McLatchie has bought over March and May this year so far a total of 150,000 shares at between 235p and 238p, taking his holding back up to 462,000 shares.

This will no doubt be a long term investment for him, and for me if I choose to follow him. And possibly pretty volatile too as I haven’t a clue where oil prices are going, do you?

‘Corporate insiders on balance are betting on a rising market. The recent pace of insider selling is right in line with the long-term average. Insiders are not signaling any major market break in the next 9 to 12 months.’

So reports Mark Hulbert in Marketwatch May 21st.

He is looking at the Vickers Weekly Insider Report, published by Argus Research.

Click here to see the article.

Back in December I got all excited about Patrick Jollys lone purchase of 25,000 shares at 585p in Findel (FDL, 280p) (see my December article here). Since then the retailing economy in the UK has turned down, and Findel warned about an increase in bad debts. The share price is now £3 lower.

Just last week we had a reassuring set of results from Findel.

And since then four members of the board have been buying shares:

Patrick Jolly (CEO) has invested £21k at prices between 283 and 288p.

Anthony Johnson (Non exec director) has invested £58k at 292p.

Keith Chapman (Exec Chairman) has invested £740k at 296p, and

Ivan Bolton (Co Secy) has invested £33k at 272p.

All these purchases were made between the 15th and 19th of May, after the company declared results on the 15th of May.

I think four investors buying is a better signal than one.

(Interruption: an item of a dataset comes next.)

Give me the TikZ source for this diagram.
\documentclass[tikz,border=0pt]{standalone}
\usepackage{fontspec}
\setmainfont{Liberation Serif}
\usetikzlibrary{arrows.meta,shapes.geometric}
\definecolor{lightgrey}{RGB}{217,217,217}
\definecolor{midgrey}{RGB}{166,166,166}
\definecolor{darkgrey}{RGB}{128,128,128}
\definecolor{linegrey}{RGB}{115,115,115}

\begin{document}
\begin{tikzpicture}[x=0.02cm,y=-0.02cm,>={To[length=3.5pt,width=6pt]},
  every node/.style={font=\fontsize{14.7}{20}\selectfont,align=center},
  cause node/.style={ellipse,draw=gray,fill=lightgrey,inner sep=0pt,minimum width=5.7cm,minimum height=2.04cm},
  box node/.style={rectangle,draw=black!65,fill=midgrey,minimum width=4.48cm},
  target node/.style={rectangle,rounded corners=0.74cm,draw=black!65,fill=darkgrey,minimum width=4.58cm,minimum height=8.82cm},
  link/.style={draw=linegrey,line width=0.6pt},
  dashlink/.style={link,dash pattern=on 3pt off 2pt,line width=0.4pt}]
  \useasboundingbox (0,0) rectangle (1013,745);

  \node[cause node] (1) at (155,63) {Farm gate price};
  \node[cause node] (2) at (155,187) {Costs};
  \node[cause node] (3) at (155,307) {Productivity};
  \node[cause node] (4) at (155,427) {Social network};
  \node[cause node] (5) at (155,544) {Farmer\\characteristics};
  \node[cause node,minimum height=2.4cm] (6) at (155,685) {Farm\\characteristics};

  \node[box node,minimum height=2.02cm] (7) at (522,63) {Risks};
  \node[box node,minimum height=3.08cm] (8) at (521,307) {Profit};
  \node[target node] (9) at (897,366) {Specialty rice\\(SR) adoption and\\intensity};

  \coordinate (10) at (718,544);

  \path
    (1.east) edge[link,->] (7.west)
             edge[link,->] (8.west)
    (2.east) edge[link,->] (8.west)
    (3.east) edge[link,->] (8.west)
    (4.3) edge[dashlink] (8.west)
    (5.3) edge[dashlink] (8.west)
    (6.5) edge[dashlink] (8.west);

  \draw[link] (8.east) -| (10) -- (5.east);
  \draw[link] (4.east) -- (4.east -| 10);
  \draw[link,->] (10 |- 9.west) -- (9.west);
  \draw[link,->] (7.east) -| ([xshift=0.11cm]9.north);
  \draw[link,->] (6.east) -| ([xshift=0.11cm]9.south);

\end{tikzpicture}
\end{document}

Investing six times the money between them that Jolly did in December.

At half the price too!!

This reminds me a little of EMI and Enodis, where takeover talks failed, directors piled in, then the takeover talks were resumed, this time successfully.

Fiberweb (FWEB, 51p) however is tiny, with just a £60m market cap.

Takeover talks collapsed on April 23rd (see Independent comment here).

Between the 8th and the 15th of May, the CFO Abrams, CEO Dayan, and Non exec Stillwell all increased their positions substantially:

Abrams (CFO) bought 108,000 shares at 45.6p, investing £50k. He now owns 108,000 shares.

Dyan (CEO) bought 760,000 shares at 45.6p, investing £347k. He now owns 960,000 shares.

and Stillwell, a non exec director of Fiberweb, bought 60,000 shares at 40.5p, investing £24k. he now owns 87,000 shares.

So £370k invested between them, increasing existing positions substantially, with the potential now that capital markets are recovering for the bidder to come back again.

I’m astounded. CEO Brewer, Chairman Waldron, and CFO Wilson each bought around £200k in shares at 393p on 13th or 14th May.

Then today, the 15th May, Headlam (HEAD, 396p) announce Interim results. I’m not a regulator or a lawyer, but shouldn’t these guys wait until after the results before buying shares?

Enough said.

Floor coverings, mostly UK, sales up like for like, margin up, positive outlook – IN FLOOR COVERINGS !!

Directors have added to existing positions in Headlam by between 11% and 16%.  Not huge, but worth noting. The £200k cost to each of them though is significant.

Headlam is a tiddler covered by only a couple of brokers, so I think the signal generated by director buying is significant.

On April 3rd I highlighted Mr Walshes last sale of Diageo (DGE, 1047p) shares (see commentary here).

I was particularly impressed with the fortuitous timing that Mr Walsh seemed to have shown with his previous share disposals.

Since April 3rd, Diageo shares are down 1% absolute, or down 6% relative to the FTSE.

I see no reason that May 9ths sale by Paul Walsh of 125,000 shares at 1040p shouldn’t be a continuation of either his good luck or expert timing.